Pekka Paalanen wrote:
On Mon, 03 Sep 2012 13:36:47 -0700
Bill Spitzak <[email protected]> wrote:
I think changing the name at the lowest level as I did it is the correct
solution. I see no way anybody can use this unless they can tell the x
server to ignore any existing xorg.conf file. Changing it at the final
program seems much cleaner than requiring every wrapping program to pass
a --config switch.
Btw. did you ever test that your config name changes work also with
config dirs, like /etc/X11/xorg.conf.d/?
Don't take this as on opinion about what is the right approach, only
X.org server devs can take a stand (i.e. the discussion should be cc'd
to the appropriate mailing list). This is just a detail that came to my
mind.
I did not do any real testing, but it looked like all uses of those %C
and %P, etc, symbols was that all the search paths looked in / first and
then in $PREFIX second.
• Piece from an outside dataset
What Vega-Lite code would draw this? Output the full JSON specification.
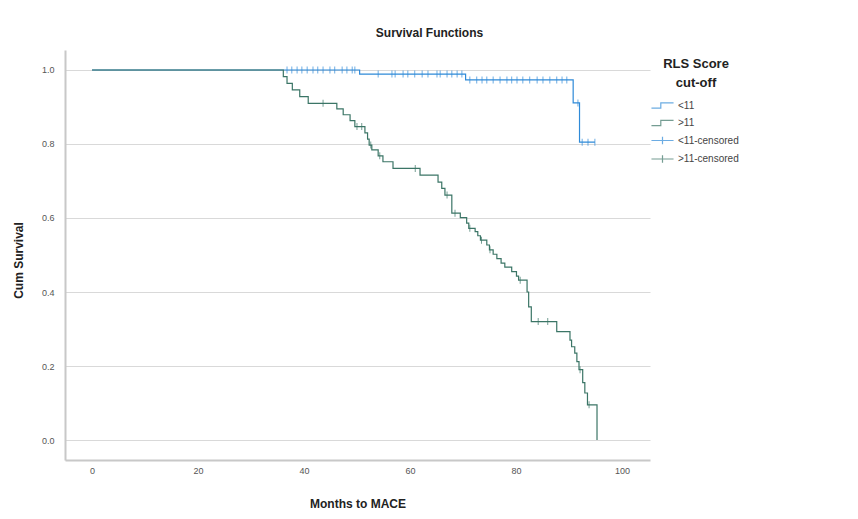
{
  "$schema": "https://vega.github.io/schema/vega-lite/v6.json",
  "width": 585,
  "height": 410,
  "autosize": "none",
  "padding": {"left": 65, "top": 50, "right": 208, "bottom": 59},
  "background": "white",
  "title": {"text": "Survival Functions", "fontSize": 12, "font": "Liberation Sans", "fontWeight": "bold", "color": "#222222", "anchor": "middle", "dx": 72, "offset": 10},
  "config": {"view": {"stroke": null}, "font": "Liberation Sans",
    "legend": {"padding": 0, "titleFontSize": 13, "titleFontWeight": "bold", "titleColor": "#222222", "titleAnchor": "middle", "titleAlign": "center", "titleLineHeight": 19, "titlePadding": 6, "labelFontSize": 10, "labelColor": "#444444", "labelOffset": 6, "symbolSize": 289, "symbolStrokeWidth": 1.2, "rowPadding": 2.5}
  },
  "datasets": {
    "steps": [
      {"key": "<11", "t": 0, "s": 1.0},
      {"key": "<11", "t": 50.5, "s": 0.989},
      {"key": "<11", "t": 70.5, "s": 0.973},
      {"key": "<11", "t": 90.8, "s": 0.911},
      {"key": "<11", "t": 92.0, "s": 0.805},
      {"key": "<11", "t": 94.9, "s": 0.805},
      {"key": ">11", "t": 0, "s": 1.0},
      {"key": ">11", "t": 36.1, "s": 0.982},
      {"key": ">11", "t": 36.8, "s": 0.964},
      {"key": ">11", "t": 37.8, "s": 0.946},
      {"key": ">11", "t": 39.2, "s": 0.928},
      {"key": ">11", "t": 40.8, "s": 0.91},
      {"key": ">11", "t": 46.2, "s": 0.895},
      {"key": ">11", "t": 47.4, "s": 0.879},
      {"key": ">11", "t": 48.7, "s": 0.863},
      {"key": ">11", "t": 49.6, "s": 0.847},
      {"key": ">11", "t": 51.5, "s": 0.83},
      {"key": ">11", "t": 52.0, "s": 0.813},
      {"key": ">11", "t": 52.3, "s": 0.797},
      {"key": ">11", "t": 52.8, "s": 0.784},
      {"key": ">11", "t": 54.0, "s": 0.768},
      {"key": ">11", "t": 54.9, "s": 0.752},
      {"key": ">11", "t": 56.8, "s": 0.734},
      {"key": ">11", "t": 61.9, "s": 0.716},
      {"key": ">11", "t": 65.3, "s": 0.697},
      {"key": ">11", "t": 66.0, "s": 0.68},
      {"key": ">11", "t": 66.6, "s": 0.662},
      {"key": ">11", "t": 67.9, "s": 0.613},
      {"key": ">11", "t": 69.5, "s": 0.601},
      {"key": ">11", "t": 70.7, "s": 0.586},
      {"key": ">11", "t": 71.1, "s": 0.572},
      {"key": ">11", "t": 72.3, "s": 0.563},
      {"key": ">11", "t": 72.8, "s": 0.552},
      {"key": ">11", "t": 73.3, "s": 0.54},
      {"key": ">11", "t": 74.5, "s": 0.527},
      {"key": ">11", "t": 75.0, "s": 0.514},
      {"key": ">11", "t": 75.7, "s": 0.502},
      {"key": ">11", "t": 76.4, "s": 0.49},
      {"key": ">11", "t": 77.2, "s": 0.478},
      {"key": ">11", "t": 77.9, "s": 0.467},
      {"key": ">11", "t": 79.2, "s": 0.455},
      {"key": ">11", "t": 80.1, "s": 0.443},
      {"key": ">11", "t": 80.5, "s": 0.432},
      {"key": ">11", "t": 82.1, "s": 0.4},
      {"key": ">11", "t": 82.4, "s": 0.36},
      {"key": ">11", "t": 82.9, "s": 0.32},
      {"key": ">11", "t": 87.7, "s": 0.293},
      {"key": ">11", "t": 90.2, "s": 0.27},
      {"key": ">11", "t": 90.5, "s": 0.252},
      {"key": ">11", "t": 91.1, "s": 0.235},
      {"key": ">11", "t": 91.5, "s": 0.212},
      {"key": ">11", "t": 91.9, "s": 0.19},
      {"key": ">11", "t": 92.6, "s": 0.155},
      {"key": ">11", "t": 93.0, "s": 0.127},
      {"key": ">11", "t": 93.5, "s": 0.095},
      {"key": ">11", "t": 95.3, "s": 0.0}
    ],
    "censored": [
      {"key": "<11-censored", "t": 36.8, "s": 1.0},
      {"key": "<11-censored", "t": 37.7, "s": 1.0},
      {"key": "<11-censored", "t": 38.7, "s": 1.0},
      {"key": "<11-censored", "t": 39.6, "s": 1.0},
      {"key": "<11-censored", "t": 40.6, "s": 1.0},
      {"key": "<11-censored", "t": 41.7, "s": 1.0},
      {"key": "<11-censored", "t": 42.6, "s": 1.0},
      {"key": "<11-censored", "t": 43.6, "s": 1.0},
      {"key": "<11-censored", "t": 44.9, "s": 1.0},
      {"key": "<11-censored", "t": 45.8, "s": 1.0},
      {"key": "<11-censored", "t": 47.2, "s": 1.0},
      {"key": "<11-censored", "t": 48.1, "s": 1.0},
      {"key": "<11-censored", "t": 49.1, "s": 1.0},
      {"key": "<11-censored", "t": 49.6, "s": 1.0},
      {"key": "<11-censored", "t": 54.0, "s": 0.989},
      {"key": "<11-censored", "t": 56.6, "s": 0.989},
      {"key": "<11-censored", "t": 57.2, "s": 0.989},
      {"key": "<11-censored", "t": 58.7, "s": 0.989},
      {"key": "<11-censored", "t": 59.6, "s": 0.989},
      {"key": "<11-censored", "t": 60.9, "s": 0.989},
      {"key": "<11-censored", "t": 62.3, "s": 0.989},
      {"key": "<11-censored", "t": 63.4, "s": 0.989},
      {"key": "<11-censored", "t": 65.1, "s": 0.989},
      {"key": "<11-censored", "t": 65.7, "s": 0.989},
      {"key": "<11-censored", "t": 67.0, "s": 0.989},
      {"key": "<11-censored", "t": 67.9, "s": 0.989},
      {"key": "<11-censored", "t": 68.9, "s": 0.989},
      {"key": "<11-censored", "t": 69.8, "s": 0.989},
      {"key": "<11-censored", "t": 71.3, "s": 0.973},
      {"key": "<11-censored", "t": 72.6, "s": 0.973},
      {"key": "<11-censored", "t": 73.6, "s": 0.973},
      {"key": "<11-censored", "t": 74.5, "s": 0.973},
      {"key": "<11-censored", "t": 75.7, "s": 0.973},
      {"key": "<11-censored", "t": 77.0, "s": 0.973},
      {"key": "<11-censored", "t": 78.3, "s": 0.973},
      {"key": "<11-censored", "t": 79.2, "s": 0.973},
      {"key": "<11-censored", "t": 80.2, "s": 0.973},
      {"key": "<11-censored", "t": 81.3, "s": 0.973},
      {"key": "<11-censored", "t": 82.6, "s": 0.973},
      {"key": "<11-censored", "t": 84.0, "s": 0.973},
      {"key": "<11-censored", "t": 85.1, "s": 0.973},
      {"key": "<11-censored", "t": 86.4, "s": 0.973},
      {"key": "<11-censored", "t": 87.7, "s": 0.973},
      {"key": "<11-censored", "t": 88.7, "s": 0.973},
      {"key": "<11-censored", "t": 89.6, "s": 0.973},
      {"key": "<11-censored", "t": 91.7, "s": 0.911},
      {"key": "<11-censored", "t": 92.5, "s": 0.805},
      {"key": "<11-censored", "t": 93.6, "s": 0.805},
      {"key": "<11-censored", "t": 94.9, "s": 0.805},
      {"key": ">11-censored", "t": 43.6, "s": 0.91},
      {"key": ">11-censored", "t": 50.0, "s": 0.847},
      {"key": ">11-censored", "t": 50.9, "s": 0.847},
      {"key": ">11-censored", "t": 52.6, "s": 0.797},
      {"key": ">11-censored", "t": 54.3, "s": 0.768},
      {"key": ">11-censored", "t": 61.0, "s": 0.734},
      {"key": ">11-censored", "t": 67.0, "s": 0.662},
      {"key": ">11-censored", "t": 68.5, "s": 0.613},
      {"key": ">11-censored", "t": 71.3, "s": 0.572},
      {"key": ">11-censored", "t": 73.5, "s": 0.54},
      {"key": ">11-censored", "t": 75.1, "s": 0.514},
      {"key": ">11-censored", "t": 80.8, "s": 0.432},
      {"key": ">11-censored", "t": 84.2, "s": 0.32},
      {"key": ">11-censored", "t": 86.0, "s": 0.32},
      {"key": ">11-censored", "t": 92.1, "s": 0.19},
      {"key": ">11-censored", "t": 93.8, "s": 0.095}
    ]
  },
  "layer": [
    {
      "data": {"name": "steps"},
      "mark": {"type": "line", "interpolate": "step-after", "strokeWidth": 1.2},
      "encoding": {
        "x": {
          "field": "t", "type": "quantitative",
          "scale": {"domain": [-5.1, 105.3], "nice": false, "zero": false},
          "axis": {"values": [0, 20, 40, 60, 80, 100], "title": "Months to MACE", "grid": false, "domainColor": "#c8c8c8", "domainWidth": 2, "ticks": false, "tickSize": 0, "labelPadding": 6, "labelFontSize": 9, "labelColor": "#555555", "titleFontSize": 12, "titleFontWeight": "bold", "titleColor": "#222222", "titleY": 43, "titleBaseline": "middle"}
        },
        "y": {
          "field": "s", "type": "quantitative",
          "scale": {"domain": [-0.054, 1.054], "nice": false, "zero": false},
          "axis": {"values": [0, 0.2, 0.4, 0.6, 0.8, 1.0], "format": ".1f", "title": "Cum Survival", "grid": true, "gridColor": "#d9d9d9", "gridWidth": 1, "domainColor": "#c8c8c8", "domainWidth": 2, "ticks": false, "tickSize": 0, "labelPadding": 11, "labelFontSize": 9, "labelColor": "#555555", "titleFontSize": 12, "titleFontWeight": "bold", "titleColor": "#222222", "titleX": -47, "titleY": 210, "titleBaseline": "middle"}
        },
        "color": {"field": "key", "type": "nominal", "scale": {"domain": [">11", "<11", ">11-censored", "<11-censored"], "range": ["#3b7566", "#2f8ad8", "#3b7566", "#2f8ad8"]}, "legend": null}
      }
    },
    {
      "data": {"name": "censored"},
      "mark": {"type": "tick", "orient": "vertical", "size": 7, "thickness": 1},
      "encoding": {
        "x": {"field": "t", "type": "quantitative"},
        "y": {"field": "s", "type": "quantitative"},
        "color": {"field": "key", "type": "nominal", "legend": null}
      }
    },
    {
      "data": {"name": "censored"},
      "mark": {"type": "point", "filled": false, "size": 0},
      "encoding": {
        "x": {"field": "t", "type": "quantitative"},
        "y": {"field": "s", "type": "quantitative"},
        "stroke": {"field": "key", "type": "nominal", "scale": {"domain": ["<11", ">11", "<11-censored", ">11-censored"], "range": ["#2f8ad8", "#3b7566", "#2f8ad8", "#3b7566"]}, "legend": {"title": ["RLS Score", "cut-off"], "orient": "none", "legendX": 588, "legendY": 8}},
        "shape": {"field": "key", "type": "nominal", "scale": {"domain": ["<11", ">11", "<11-censored", ">11-censored"], "range": ["M-1.3,0.3H-0.2V-0.3H1.3", "M-1.3,0.3H-0.2V-0.3H1.3", "M-1.3,0H1.3M0,-0.45V0.45", "M-1.3,0H1.3M0,-0.45V0.45"]}, "legend": {"title": ["RLS Score", "cut-off"], "orient": "none", "legendX": 588, "legendY": 8}}
      }
    }
  ]
}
This meant that it was impossible to override a
system file by putting something into $PREFIX.
However I then realized that changing the search path would not fix any
xwayland because a "real" installation would not have a $PREFIX anyway,
so there had to be a different method to give wayland a different .conf
file. So at that point I switched to using a different name for the
.conf file.
I don't know if there are other conflicting files in xorg.conf.d. If so
they may need renaming for the wayland version too.